## Your objective
Read the listing and extract each line that includes the word "this".

## Records to process
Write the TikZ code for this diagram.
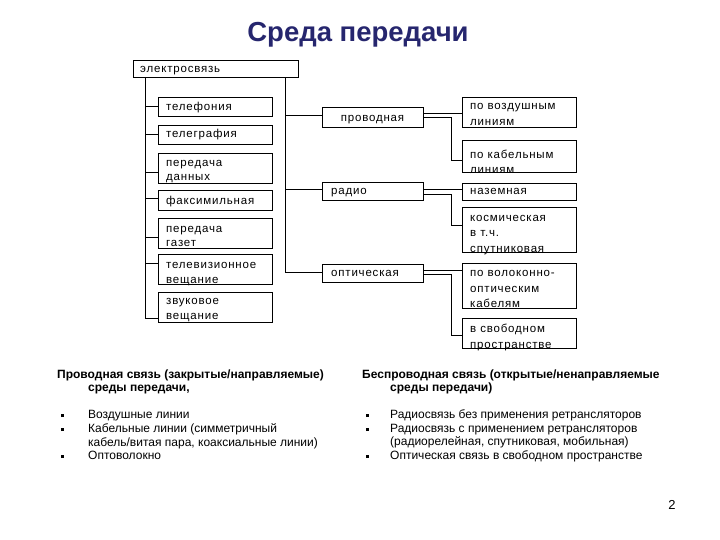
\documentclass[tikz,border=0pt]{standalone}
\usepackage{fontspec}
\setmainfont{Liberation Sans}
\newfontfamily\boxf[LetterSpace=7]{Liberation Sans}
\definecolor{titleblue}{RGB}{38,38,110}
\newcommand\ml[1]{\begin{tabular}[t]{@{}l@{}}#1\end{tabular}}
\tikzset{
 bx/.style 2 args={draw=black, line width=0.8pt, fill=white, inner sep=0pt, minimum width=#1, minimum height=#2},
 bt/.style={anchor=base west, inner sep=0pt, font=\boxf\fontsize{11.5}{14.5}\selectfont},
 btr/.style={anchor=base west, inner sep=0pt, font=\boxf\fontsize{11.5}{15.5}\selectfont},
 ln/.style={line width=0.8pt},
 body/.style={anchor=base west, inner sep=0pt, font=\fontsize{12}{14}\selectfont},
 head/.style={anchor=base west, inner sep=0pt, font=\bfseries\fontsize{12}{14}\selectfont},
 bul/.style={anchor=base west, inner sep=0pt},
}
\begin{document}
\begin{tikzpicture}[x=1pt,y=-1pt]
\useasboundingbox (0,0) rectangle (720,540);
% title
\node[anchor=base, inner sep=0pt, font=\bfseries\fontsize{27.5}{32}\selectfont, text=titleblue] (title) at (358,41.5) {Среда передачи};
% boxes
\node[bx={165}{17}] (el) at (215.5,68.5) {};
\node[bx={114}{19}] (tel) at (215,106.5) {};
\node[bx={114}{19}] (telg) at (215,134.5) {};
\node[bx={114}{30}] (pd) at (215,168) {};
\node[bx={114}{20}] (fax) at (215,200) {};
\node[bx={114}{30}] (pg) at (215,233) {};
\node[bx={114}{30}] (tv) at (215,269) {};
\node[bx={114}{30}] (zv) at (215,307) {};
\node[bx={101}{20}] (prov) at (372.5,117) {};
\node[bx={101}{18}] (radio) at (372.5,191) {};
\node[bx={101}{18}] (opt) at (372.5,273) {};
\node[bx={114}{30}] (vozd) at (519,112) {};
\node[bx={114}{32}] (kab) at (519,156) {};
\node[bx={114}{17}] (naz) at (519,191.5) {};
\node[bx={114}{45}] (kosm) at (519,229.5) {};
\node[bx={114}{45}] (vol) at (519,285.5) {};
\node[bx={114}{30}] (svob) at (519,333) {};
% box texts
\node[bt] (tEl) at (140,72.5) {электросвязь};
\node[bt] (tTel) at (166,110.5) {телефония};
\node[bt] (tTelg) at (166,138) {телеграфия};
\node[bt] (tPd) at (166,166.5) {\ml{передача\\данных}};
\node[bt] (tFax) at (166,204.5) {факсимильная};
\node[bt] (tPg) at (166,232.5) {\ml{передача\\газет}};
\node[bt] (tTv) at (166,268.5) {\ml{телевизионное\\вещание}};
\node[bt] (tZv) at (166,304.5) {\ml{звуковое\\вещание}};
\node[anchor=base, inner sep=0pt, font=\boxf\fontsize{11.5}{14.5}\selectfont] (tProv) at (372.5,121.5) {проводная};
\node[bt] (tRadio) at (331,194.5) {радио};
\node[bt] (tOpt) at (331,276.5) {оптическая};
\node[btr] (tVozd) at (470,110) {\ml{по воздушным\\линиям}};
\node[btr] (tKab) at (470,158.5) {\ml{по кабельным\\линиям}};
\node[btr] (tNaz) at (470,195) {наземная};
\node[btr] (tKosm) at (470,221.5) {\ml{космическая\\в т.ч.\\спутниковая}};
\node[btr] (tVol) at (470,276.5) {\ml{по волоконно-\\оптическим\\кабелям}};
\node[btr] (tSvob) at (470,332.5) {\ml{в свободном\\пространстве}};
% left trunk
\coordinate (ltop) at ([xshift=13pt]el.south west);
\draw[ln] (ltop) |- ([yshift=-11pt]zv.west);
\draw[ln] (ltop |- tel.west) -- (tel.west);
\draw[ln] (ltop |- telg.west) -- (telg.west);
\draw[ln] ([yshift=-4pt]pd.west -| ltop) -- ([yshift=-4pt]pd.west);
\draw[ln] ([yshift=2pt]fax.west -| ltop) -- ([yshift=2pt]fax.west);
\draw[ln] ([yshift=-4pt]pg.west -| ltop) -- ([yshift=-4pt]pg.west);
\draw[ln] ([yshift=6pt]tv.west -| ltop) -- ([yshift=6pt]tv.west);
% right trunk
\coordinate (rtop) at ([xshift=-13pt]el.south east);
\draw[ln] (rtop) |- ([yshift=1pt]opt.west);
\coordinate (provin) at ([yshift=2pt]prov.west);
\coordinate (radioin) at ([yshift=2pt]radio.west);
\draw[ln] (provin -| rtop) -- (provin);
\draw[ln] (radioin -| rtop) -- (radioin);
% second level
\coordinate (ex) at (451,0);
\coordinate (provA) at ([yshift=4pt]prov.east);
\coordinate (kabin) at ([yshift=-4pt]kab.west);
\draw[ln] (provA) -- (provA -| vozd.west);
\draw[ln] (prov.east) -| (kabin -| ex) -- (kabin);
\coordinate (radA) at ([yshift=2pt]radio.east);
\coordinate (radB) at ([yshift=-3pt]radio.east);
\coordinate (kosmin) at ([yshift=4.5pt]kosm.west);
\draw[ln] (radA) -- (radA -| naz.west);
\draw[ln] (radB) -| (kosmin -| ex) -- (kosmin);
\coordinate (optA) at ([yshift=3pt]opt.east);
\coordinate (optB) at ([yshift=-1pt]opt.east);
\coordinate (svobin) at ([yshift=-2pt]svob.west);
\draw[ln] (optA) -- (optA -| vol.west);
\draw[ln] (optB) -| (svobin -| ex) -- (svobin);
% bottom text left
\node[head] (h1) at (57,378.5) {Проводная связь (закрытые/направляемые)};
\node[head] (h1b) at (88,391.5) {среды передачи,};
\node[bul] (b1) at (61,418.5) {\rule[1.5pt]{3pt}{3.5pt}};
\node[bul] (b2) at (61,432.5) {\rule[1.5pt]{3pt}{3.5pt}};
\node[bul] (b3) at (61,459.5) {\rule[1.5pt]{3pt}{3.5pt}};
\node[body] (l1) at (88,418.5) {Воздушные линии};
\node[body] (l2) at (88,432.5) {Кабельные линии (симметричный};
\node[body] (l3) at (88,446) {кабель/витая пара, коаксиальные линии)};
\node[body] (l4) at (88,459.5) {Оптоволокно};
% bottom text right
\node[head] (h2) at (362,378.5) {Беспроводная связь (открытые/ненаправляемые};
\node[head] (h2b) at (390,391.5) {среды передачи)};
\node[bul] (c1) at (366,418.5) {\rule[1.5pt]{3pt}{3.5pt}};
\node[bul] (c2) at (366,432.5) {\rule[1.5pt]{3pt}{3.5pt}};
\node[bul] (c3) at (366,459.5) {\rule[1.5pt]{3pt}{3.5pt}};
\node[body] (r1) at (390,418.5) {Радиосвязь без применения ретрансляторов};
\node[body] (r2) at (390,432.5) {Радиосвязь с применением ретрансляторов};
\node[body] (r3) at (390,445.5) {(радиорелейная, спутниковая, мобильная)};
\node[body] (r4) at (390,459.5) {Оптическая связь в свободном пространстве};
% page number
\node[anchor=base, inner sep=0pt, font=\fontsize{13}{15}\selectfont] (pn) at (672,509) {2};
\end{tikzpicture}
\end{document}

...

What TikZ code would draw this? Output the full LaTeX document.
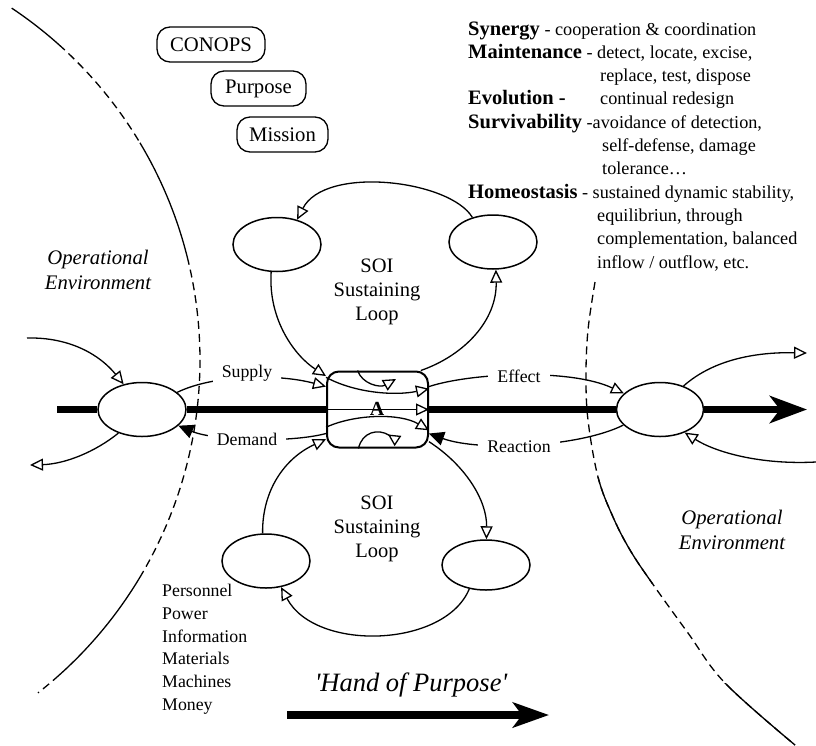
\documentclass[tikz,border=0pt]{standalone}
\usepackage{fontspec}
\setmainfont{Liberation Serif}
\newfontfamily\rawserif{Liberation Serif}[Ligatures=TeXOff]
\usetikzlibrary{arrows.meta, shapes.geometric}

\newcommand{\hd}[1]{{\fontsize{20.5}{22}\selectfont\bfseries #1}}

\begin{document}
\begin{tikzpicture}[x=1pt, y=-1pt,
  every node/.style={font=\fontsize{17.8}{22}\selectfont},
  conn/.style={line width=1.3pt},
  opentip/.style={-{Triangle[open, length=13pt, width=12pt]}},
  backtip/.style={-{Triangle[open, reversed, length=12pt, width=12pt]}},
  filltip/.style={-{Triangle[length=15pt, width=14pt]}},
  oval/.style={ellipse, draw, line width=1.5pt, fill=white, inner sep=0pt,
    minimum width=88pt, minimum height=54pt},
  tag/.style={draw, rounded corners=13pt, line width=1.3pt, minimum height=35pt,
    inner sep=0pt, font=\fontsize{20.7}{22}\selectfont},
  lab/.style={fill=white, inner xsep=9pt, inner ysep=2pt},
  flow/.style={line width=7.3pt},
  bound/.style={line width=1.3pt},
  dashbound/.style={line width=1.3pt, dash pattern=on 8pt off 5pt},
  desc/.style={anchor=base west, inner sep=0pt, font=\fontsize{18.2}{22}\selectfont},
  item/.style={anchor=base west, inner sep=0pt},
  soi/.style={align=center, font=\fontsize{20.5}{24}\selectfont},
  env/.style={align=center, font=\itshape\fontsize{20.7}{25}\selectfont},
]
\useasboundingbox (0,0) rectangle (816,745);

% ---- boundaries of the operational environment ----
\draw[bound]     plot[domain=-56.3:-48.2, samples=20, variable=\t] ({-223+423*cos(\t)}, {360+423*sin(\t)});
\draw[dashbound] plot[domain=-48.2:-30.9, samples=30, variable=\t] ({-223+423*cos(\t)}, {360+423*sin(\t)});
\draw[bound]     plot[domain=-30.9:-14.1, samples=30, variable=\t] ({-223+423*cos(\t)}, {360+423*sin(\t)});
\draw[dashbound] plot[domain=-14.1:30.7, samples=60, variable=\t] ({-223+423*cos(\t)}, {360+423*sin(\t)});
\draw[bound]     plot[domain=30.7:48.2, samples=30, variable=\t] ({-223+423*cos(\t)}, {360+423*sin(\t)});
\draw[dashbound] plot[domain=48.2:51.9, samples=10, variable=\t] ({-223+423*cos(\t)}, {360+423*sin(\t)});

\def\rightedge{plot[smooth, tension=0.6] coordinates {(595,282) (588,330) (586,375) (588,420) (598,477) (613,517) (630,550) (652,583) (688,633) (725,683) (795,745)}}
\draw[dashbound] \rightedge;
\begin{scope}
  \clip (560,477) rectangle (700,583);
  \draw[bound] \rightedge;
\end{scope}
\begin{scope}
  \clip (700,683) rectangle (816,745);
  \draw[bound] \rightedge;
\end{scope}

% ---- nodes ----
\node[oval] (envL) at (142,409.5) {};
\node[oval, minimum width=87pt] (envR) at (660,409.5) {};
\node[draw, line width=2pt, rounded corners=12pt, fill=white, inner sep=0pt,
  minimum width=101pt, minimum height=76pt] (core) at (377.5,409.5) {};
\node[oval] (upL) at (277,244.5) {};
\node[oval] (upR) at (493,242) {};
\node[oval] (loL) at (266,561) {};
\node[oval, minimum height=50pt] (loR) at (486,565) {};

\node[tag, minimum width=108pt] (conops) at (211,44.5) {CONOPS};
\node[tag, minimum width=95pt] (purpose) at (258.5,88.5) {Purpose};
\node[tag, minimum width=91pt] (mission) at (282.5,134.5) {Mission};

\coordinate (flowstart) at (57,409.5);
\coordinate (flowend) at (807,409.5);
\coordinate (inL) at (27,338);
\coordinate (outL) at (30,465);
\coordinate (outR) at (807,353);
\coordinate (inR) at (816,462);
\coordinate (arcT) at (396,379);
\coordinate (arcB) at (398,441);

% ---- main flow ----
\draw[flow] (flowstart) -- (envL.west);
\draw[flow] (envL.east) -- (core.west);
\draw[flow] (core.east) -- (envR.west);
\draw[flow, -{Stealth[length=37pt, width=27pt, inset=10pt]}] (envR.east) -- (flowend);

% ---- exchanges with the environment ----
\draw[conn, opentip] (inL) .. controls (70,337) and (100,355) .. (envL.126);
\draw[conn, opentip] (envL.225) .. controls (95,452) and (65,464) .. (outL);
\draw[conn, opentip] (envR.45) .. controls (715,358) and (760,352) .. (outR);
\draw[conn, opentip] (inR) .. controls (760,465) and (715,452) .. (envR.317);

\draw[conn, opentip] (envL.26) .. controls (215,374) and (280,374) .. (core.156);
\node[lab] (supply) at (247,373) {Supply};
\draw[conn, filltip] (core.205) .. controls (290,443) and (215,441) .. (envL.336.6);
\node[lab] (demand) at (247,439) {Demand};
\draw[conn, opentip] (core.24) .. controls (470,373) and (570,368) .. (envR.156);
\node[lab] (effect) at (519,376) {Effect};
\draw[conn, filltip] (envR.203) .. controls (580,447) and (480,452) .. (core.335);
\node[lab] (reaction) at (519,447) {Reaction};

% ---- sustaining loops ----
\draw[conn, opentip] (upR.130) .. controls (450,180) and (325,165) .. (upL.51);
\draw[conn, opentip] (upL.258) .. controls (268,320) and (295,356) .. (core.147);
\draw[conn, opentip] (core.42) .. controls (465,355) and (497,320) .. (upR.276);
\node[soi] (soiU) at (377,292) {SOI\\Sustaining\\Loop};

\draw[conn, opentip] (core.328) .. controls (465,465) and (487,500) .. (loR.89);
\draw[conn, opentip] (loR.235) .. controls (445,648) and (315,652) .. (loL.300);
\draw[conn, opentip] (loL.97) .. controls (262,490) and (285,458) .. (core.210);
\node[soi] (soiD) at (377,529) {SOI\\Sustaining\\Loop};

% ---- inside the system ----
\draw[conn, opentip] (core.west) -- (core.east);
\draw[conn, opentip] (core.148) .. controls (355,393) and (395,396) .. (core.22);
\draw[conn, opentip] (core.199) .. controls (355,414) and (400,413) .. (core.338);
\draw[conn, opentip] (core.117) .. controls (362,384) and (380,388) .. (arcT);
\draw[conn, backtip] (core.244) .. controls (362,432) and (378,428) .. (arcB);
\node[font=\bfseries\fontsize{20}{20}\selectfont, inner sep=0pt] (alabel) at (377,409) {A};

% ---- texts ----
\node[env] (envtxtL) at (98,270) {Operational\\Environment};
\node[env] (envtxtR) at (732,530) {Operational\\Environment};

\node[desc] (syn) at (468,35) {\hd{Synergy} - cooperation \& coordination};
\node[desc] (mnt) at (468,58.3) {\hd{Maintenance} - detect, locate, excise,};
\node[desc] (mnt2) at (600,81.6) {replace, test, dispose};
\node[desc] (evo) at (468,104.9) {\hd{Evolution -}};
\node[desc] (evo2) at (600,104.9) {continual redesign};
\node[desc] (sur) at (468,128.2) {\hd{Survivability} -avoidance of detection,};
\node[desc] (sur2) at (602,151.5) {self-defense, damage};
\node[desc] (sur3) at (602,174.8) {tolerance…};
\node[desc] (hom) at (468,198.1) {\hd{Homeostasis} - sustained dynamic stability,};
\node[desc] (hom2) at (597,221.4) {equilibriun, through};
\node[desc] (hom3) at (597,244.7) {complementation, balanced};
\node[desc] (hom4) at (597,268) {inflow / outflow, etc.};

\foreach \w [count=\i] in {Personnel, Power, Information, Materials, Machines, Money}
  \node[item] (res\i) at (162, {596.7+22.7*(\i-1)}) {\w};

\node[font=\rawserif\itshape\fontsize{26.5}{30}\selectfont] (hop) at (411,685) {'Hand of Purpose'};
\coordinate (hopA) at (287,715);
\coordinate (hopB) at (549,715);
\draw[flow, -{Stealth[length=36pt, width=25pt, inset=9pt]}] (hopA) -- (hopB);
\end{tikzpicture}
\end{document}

## The completed task
Write the TikZ code for this diagram.
What TikZ code would draw this? Output the full LaTeX document.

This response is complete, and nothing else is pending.